■ **What is needed**:
Only lines with the string "that" matter here; gather them from the material below.

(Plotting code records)
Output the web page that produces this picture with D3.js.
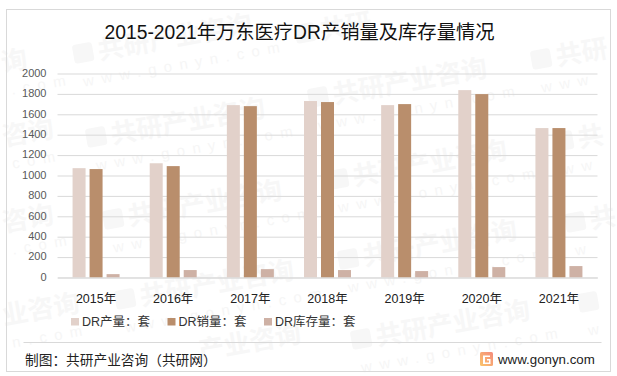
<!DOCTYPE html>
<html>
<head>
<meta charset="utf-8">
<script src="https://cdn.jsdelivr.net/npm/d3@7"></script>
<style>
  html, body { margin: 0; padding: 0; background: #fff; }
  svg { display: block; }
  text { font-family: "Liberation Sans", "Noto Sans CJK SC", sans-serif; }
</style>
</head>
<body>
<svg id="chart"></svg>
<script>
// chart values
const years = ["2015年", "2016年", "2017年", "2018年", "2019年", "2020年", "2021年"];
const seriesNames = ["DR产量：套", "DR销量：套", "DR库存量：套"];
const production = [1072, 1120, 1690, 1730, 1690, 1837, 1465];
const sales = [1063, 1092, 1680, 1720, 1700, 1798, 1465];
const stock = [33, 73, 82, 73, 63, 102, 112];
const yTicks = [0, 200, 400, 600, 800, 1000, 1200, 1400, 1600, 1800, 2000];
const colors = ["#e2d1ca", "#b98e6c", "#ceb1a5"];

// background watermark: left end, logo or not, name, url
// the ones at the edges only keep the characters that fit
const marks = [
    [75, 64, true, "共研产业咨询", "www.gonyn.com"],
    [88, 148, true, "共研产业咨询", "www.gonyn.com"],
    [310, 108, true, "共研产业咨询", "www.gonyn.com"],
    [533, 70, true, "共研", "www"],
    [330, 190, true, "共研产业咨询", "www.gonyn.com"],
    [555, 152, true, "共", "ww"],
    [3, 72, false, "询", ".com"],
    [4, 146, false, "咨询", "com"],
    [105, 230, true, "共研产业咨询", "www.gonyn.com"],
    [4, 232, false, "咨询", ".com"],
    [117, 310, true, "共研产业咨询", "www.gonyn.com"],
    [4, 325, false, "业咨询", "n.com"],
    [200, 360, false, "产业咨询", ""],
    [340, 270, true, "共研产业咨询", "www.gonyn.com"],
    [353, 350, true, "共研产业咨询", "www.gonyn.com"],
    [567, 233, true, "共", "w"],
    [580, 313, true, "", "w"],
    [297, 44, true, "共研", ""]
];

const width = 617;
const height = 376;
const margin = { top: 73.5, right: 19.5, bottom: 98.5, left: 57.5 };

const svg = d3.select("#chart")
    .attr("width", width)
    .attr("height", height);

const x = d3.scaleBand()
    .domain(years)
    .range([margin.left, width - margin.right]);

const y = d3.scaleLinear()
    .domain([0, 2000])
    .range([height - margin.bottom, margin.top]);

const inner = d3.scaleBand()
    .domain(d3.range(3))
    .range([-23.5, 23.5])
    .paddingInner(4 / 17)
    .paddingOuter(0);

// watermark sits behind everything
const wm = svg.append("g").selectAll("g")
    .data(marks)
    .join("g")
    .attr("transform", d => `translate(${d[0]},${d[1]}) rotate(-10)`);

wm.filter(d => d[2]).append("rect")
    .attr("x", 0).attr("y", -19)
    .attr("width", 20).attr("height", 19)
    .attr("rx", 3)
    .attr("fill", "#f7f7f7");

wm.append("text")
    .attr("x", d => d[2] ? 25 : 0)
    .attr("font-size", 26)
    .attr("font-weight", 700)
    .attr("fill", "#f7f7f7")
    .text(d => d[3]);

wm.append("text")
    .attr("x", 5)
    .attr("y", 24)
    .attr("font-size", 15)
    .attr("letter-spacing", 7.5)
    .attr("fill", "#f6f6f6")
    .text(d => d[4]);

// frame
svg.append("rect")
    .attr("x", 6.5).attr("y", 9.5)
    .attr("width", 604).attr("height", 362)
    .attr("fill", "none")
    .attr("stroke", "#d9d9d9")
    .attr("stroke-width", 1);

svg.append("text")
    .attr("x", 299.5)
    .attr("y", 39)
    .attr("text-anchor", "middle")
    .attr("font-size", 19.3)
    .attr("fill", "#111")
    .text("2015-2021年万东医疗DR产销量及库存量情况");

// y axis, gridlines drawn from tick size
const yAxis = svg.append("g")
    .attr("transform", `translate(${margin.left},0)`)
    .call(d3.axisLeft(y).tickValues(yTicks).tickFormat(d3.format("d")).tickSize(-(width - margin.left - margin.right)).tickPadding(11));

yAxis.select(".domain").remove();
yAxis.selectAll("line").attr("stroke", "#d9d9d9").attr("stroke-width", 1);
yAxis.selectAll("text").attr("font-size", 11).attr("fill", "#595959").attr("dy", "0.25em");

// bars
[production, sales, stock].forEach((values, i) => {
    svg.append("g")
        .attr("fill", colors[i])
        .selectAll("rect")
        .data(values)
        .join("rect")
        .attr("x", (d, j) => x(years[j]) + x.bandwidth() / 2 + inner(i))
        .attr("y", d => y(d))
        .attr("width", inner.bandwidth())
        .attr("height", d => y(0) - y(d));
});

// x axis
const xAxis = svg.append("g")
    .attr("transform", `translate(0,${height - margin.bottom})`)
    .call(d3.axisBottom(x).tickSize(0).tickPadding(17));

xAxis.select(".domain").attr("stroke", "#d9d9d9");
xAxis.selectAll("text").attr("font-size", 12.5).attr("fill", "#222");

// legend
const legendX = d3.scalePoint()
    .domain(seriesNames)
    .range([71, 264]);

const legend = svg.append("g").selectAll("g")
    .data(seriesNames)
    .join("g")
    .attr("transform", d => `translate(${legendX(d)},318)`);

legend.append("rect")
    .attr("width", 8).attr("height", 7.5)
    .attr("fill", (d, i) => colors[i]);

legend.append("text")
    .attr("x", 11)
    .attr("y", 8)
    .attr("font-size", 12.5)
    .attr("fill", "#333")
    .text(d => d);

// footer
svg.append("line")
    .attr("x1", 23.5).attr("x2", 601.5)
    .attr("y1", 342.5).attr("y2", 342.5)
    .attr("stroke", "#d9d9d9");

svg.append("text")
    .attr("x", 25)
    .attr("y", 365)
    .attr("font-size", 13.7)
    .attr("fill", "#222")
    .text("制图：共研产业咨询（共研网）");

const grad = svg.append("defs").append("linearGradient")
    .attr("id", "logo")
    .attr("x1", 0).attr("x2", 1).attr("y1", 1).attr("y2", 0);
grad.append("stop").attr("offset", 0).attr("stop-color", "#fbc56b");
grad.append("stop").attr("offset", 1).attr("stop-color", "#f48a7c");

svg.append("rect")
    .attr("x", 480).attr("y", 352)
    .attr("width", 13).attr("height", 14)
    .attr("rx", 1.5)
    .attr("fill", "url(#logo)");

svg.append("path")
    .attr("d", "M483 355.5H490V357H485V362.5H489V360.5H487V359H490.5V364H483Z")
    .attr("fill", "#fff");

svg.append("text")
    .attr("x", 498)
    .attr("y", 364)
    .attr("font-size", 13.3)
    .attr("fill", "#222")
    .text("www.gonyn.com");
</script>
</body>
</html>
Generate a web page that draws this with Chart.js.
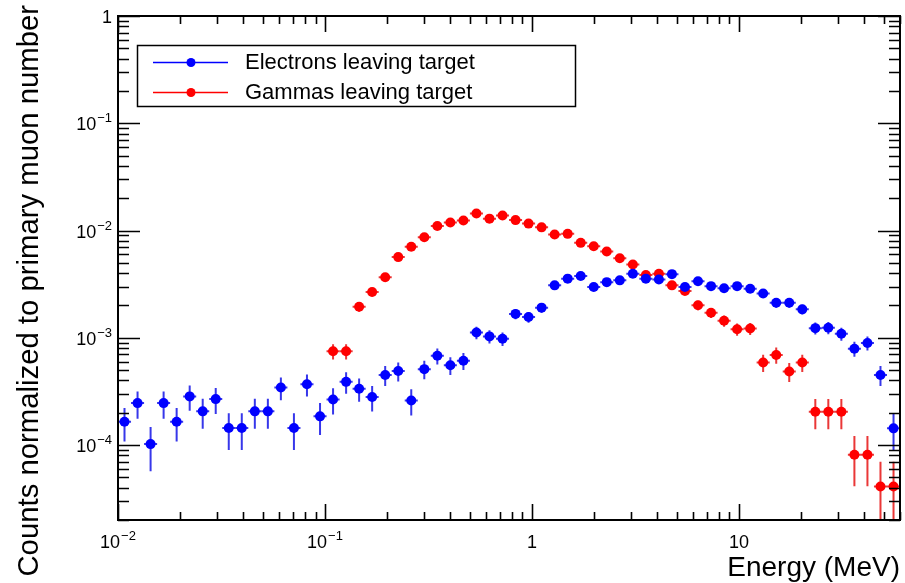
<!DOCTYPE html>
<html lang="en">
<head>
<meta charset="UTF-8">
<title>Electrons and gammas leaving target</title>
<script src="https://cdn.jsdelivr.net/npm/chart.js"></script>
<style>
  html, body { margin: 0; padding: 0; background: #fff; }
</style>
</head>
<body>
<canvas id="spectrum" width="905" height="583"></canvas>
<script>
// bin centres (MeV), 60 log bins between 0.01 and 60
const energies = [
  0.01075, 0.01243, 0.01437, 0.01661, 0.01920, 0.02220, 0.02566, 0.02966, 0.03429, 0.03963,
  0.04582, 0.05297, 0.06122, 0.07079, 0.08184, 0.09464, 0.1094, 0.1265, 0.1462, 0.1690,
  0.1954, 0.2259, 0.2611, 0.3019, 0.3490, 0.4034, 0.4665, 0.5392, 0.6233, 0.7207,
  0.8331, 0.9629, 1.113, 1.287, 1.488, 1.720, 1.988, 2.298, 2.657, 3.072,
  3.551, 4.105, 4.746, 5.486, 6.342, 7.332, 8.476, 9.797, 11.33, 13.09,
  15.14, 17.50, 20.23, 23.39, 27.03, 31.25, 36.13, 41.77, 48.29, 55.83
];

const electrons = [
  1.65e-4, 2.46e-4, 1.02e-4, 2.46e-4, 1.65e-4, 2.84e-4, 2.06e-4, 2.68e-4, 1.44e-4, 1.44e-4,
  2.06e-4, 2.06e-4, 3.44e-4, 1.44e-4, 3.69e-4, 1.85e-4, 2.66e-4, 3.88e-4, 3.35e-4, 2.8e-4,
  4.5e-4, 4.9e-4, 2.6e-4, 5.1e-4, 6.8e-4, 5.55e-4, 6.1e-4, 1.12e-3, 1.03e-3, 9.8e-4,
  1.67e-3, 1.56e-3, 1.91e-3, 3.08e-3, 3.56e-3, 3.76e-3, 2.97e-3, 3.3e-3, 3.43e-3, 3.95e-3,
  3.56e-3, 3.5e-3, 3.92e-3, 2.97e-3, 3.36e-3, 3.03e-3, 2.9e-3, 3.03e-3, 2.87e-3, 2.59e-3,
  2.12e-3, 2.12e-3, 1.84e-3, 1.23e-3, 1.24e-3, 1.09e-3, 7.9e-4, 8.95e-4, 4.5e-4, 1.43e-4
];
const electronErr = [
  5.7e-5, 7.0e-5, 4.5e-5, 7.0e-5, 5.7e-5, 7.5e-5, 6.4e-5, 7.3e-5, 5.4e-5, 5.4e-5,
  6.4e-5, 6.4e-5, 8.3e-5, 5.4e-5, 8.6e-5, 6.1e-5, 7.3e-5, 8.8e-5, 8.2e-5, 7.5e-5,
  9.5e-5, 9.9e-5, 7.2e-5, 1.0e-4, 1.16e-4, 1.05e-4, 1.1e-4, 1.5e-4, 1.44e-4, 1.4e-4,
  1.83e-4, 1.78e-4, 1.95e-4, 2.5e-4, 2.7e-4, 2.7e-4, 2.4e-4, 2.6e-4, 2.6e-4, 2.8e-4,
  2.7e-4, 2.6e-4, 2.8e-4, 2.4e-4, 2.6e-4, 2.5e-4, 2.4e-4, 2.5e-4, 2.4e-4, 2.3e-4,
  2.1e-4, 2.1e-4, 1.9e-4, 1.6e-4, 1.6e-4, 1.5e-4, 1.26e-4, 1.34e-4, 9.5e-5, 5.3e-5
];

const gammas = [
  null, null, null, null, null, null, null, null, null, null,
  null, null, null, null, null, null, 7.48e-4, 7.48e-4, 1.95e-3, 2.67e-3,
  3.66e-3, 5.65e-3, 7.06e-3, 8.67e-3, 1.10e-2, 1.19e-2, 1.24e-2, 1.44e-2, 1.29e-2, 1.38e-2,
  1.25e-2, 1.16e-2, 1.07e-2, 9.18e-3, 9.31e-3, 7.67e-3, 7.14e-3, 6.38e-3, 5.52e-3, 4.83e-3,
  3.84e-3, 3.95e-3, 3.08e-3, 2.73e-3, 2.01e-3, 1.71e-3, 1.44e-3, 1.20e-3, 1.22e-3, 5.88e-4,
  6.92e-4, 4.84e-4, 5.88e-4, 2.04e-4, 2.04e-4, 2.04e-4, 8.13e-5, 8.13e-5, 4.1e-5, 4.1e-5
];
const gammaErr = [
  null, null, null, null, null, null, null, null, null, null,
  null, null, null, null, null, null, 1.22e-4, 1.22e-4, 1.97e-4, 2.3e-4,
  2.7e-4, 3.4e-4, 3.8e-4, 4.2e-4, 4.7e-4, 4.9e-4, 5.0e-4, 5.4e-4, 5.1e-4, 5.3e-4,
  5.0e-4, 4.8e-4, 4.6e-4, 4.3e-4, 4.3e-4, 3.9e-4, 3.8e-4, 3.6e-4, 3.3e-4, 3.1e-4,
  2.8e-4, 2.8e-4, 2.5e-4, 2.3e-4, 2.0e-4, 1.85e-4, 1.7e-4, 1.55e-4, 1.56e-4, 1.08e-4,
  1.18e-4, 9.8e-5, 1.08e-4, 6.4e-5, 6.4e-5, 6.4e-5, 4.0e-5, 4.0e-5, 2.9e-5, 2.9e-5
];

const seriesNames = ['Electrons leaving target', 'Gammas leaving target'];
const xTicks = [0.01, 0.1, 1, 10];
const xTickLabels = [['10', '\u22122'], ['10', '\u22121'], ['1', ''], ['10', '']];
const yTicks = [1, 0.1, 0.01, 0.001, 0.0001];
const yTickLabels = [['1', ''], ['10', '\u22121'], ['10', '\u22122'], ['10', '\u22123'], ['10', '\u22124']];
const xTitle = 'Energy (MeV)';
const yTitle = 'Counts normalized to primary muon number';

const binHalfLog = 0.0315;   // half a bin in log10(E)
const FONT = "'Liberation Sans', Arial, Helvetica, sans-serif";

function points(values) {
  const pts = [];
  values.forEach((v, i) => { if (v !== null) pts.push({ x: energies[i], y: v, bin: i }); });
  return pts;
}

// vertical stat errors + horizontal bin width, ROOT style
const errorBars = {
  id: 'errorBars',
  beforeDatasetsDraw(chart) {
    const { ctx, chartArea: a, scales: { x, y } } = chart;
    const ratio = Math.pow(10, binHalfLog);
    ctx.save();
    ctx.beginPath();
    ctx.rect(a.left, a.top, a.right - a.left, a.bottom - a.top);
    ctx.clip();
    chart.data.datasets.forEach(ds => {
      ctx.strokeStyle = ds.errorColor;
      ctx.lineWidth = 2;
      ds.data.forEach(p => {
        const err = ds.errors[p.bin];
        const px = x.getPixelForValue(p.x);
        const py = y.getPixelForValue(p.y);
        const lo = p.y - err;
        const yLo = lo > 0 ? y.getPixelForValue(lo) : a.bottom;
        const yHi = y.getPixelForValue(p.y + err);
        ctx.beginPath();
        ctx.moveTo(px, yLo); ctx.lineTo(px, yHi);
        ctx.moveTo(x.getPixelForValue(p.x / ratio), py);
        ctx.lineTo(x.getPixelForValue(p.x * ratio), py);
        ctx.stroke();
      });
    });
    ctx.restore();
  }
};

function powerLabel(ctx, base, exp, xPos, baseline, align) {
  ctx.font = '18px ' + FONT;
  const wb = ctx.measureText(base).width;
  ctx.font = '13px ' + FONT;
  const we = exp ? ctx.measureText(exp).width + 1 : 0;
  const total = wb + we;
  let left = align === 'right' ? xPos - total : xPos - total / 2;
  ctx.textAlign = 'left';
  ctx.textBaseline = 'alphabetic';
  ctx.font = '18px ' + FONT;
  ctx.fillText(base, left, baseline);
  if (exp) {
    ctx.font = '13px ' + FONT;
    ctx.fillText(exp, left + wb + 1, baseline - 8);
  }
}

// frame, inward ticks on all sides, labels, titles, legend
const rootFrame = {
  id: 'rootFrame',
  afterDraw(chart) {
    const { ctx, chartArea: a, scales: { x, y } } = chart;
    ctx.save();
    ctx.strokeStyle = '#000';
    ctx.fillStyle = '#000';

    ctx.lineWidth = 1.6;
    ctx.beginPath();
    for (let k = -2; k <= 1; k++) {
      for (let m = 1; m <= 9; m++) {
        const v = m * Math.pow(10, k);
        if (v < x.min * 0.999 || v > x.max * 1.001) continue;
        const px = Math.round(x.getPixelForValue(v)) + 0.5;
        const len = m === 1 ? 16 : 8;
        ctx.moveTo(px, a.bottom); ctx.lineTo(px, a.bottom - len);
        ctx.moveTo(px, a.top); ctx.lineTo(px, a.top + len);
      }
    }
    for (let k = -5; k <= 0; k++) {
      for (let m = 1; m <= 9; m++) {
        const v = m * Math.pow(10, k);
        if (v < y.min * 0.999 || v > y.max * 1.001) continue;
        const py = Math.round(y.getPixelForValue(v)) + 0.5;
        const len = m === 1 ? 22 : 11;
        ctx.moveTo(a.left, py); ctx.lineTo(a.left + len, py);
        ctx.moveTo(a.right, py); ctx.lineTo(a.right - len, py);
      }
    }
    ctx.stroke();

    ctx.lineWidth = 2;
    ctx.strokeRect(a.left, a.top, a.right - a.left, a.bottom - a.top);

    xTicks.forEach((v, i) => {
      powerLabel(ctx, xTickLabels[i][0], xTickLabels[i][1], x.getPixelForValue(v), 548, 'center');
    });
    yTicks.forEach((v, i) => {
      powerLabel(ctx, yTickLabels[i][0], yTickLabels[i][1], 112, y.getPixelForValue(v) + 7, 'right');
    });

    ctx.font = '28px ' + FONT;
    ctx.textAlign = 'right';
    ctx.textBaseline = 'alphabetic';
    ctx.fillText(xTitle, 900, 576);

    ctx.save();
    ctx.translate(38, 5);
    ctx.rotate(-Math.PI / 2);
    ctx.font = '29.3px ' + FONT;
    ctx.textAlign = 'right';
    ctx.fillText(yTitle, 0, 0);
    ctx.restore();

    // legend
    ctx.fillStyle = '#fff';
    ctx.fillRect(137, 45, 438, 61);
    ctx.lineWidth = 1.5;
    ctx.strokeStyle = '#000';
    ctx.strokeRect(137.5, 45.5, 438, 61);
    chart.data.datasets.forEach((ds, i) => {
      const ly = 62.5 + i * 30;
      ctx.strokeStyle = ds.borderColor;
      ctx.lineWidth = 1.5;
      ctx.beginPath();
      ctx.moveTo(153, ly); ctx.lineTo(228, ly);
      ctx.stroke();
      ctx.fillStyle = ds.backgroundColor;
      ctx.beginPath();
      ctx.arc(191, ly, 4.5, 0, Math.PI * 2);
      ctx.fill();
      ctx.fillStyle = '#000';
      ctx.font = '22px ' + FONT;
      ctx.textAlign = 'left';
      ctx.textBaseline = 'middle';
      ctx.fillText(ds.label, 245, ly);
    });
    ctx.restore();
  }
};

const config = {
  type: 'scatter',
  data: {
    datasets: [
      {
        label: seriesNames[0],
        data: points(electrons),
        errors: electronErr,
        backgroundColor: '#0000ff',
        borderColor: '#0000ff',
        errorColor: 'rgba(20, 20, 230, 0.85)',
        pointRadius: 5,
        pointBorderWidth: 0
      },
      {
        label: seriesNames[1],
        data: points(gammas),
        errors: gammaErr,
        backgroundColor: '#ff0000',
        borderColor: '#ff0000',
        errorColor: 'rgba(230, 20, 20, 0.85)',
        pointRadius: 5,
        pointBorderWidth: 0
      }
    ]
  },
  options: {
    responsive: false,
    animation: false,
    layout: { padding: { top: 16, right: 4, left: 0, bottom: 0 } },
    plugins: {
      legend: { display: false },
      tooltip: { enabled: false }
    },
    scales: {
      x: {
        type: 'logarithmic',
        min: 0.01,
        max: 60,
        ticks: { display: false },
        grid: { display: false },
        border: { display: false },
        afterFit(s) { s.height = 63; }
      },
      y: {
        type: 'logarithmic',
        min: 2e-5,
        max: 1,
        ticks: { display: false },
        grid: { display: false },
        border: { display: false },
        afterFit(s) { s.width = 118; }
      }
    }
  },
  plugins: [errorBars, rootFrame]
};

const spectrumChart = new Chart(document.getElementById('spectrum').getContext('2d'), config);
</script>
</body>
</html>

■ **Complete response**:
Output the web page that produces this picture with D3.js.
// the ones at the edges only keep the characters that fit
Generate a web page that draws this with Chart.js.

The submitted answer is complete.